Conservation Efforts

Organizations from different countries around the world are initiating programs to protect and conserve the dragonfly population.

Here’s an overview of some of the dragonfly conservation programs:

The Dragonfly Festival

The festival first took place in India in 2018. The main goal is to educate and enlighten the public about the important role of dragonflies in the environment. Since then, multiple field visits have been conducted by the collaborative efforts of different experts and organizations, including WWF India and Bombay Natural History Society (BNHS)

In 2020, the Indian Dragonfly Society (IDS), BNHS, and WWF India organized the festival virtually in collaboration with the United Nations Development Program (UNDP) and the International Union for Conservation of Nature (IUCN). The 2020 event focused on the importance of dragonfly conservation and trained volunteers to lead public awareness campaigns. 

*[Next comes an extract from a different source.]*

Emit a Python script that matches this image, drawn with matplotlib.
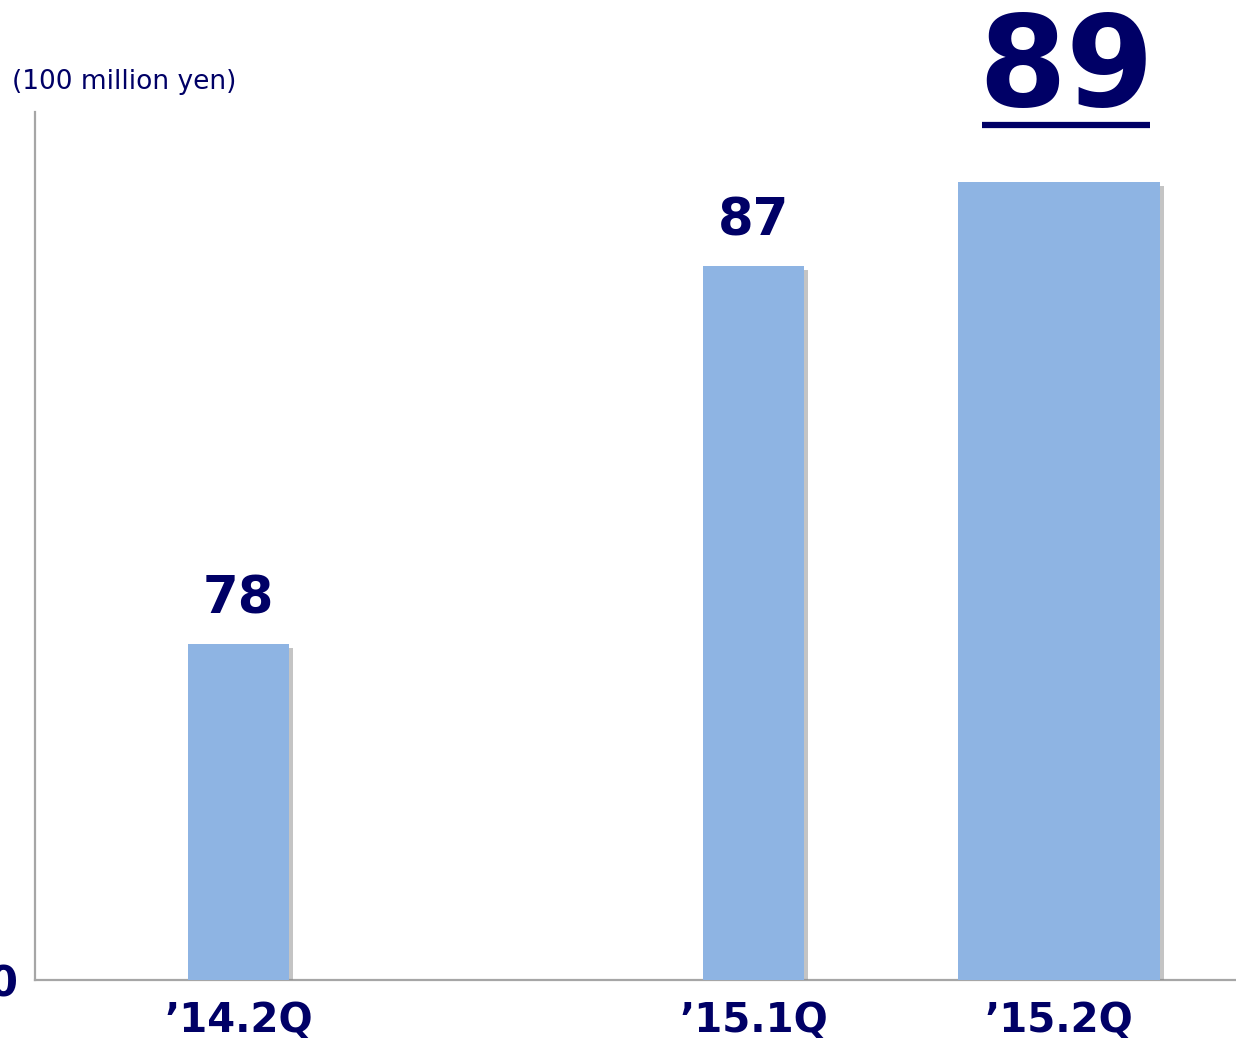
import matplotlib
matplotlib.use("Agg")
import matplotlib.pyplot as plt
import matplotlib.patheffects as pe
from matplotlib.lines import Line2D

# data
quarters = ["\u201914.2Q", "\u201915.1Q", "\u201915.2Q"]
sales = [78, 87, 89]
unit_label = "(100 million yen)"

# layout
xpos = [0, 2.04, 3.25]
widths = [0.4, 0.4, 0.8]
navy = "#000066"
bar_color = "#8EB4E3"
axis_gray = "#A6A6A6"
base = 70  # axis is cut, bottom shown as "0"

fig = plt.figure(figsize=(12.36, 10.43), dpi=100)
ax = fig.add_axes([35 / 1236, 63 / 1043, 1201 / 1236, 868 / 1043])

shadow = [pe.SimplePatchShadow(offset=(3, -3), shadow_rgbFace="#8a8a8a", alpha=0.5), pe.Normal()]
bars = ax.bar(xpos, [v - base for v in sales], width=widths, bottom=base,
              color=bar_color, zorder=3)
for b in bars:
    b.set_path_effects(shadow)

ax.set_xlim(-0.806, 3.95)
ax.set_ylim(base, base + 868 / 42)

for spine in ["top", "right"]:
    ax.spines[spine].set_visible(False)
ax.spines["left"].set_color(axis_gray)
ax.spines["left"].set_linewidth(1.6)
ax.spines["bottom"].set_color(axis_gray)
ax.spines["bottom"].set_linewidth(1.6)

ax.set_xticks(xpos)
ax.set_xticklabels(quarters, fontsize=29, fontweight="bold", color=navy)
ax.tick_params(axis="x", length=0, pad=15)
ax.set_yticks([base])
ax.set_yticklabels(["0"], fontsize=30, fontweight="bold", color=navy)
ax.tick_params(axis="y", length=0, pad=12)

# value labels
for x, v in zip(xpos[:2], sales[:2]):
    ax.annotate(str(v), (x, v), xytext=(0, 14), textcoords="offset points",
                ha="center", va="bottom", fontsize=37, fontweight="bold", color=navy)

big = ax.annotate(str(sales[2]), (xpos[2], sales[2]), xytext=(5, 36), textcoords="offset points",
                  ha="center", va="bottom", fontsize=91, fontweight="bold", color=navy,
                  annotation_clip=False)

fig.text(12 / 1236, 1 - 82 / 1043, unit_label, fontsize=19, color=navy, va="center", ha="left")

# underline under the big number
fig.canvas.draw()
bb = big.get_window_extent()
y_line = 1043 - 125
fig.add_artist(Line2D([(bb.x0 + 4) / 1236, (bb.x1 - 4) / 1236], [y_line / 1043, y_line / 1043],
                      color=navy, linewidth=4.5, solid_capstyle="butt"))

fig.savefig("out.png", dpi=100)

British Dragonfly Society 

The British Dragonfly Society focuses on conducting multiple conservation projects for dragonflies. This includes: 

  • Dragonfly reintroduction projects in different regions
  • Restoration of dragonfly habitats like peatlands
  • Wetlands and nature reserves conservation projects

Biophilia Foundation

The foundation promotes the conservation and restoration of dragonfly habitats. With the collaborative efforts of their partners at Borderland Restoration Network (BRN), they have installed gabions, a type of retaining wall that supports and retains the water that serves as dragonfly’s habitat and breeding grounds. Together with their partners in Chesapeake Wildlife Heritage (CWH), they have been restoring farm fields back to their original wetland state. This expands the natural habitat of dragonflies in the region.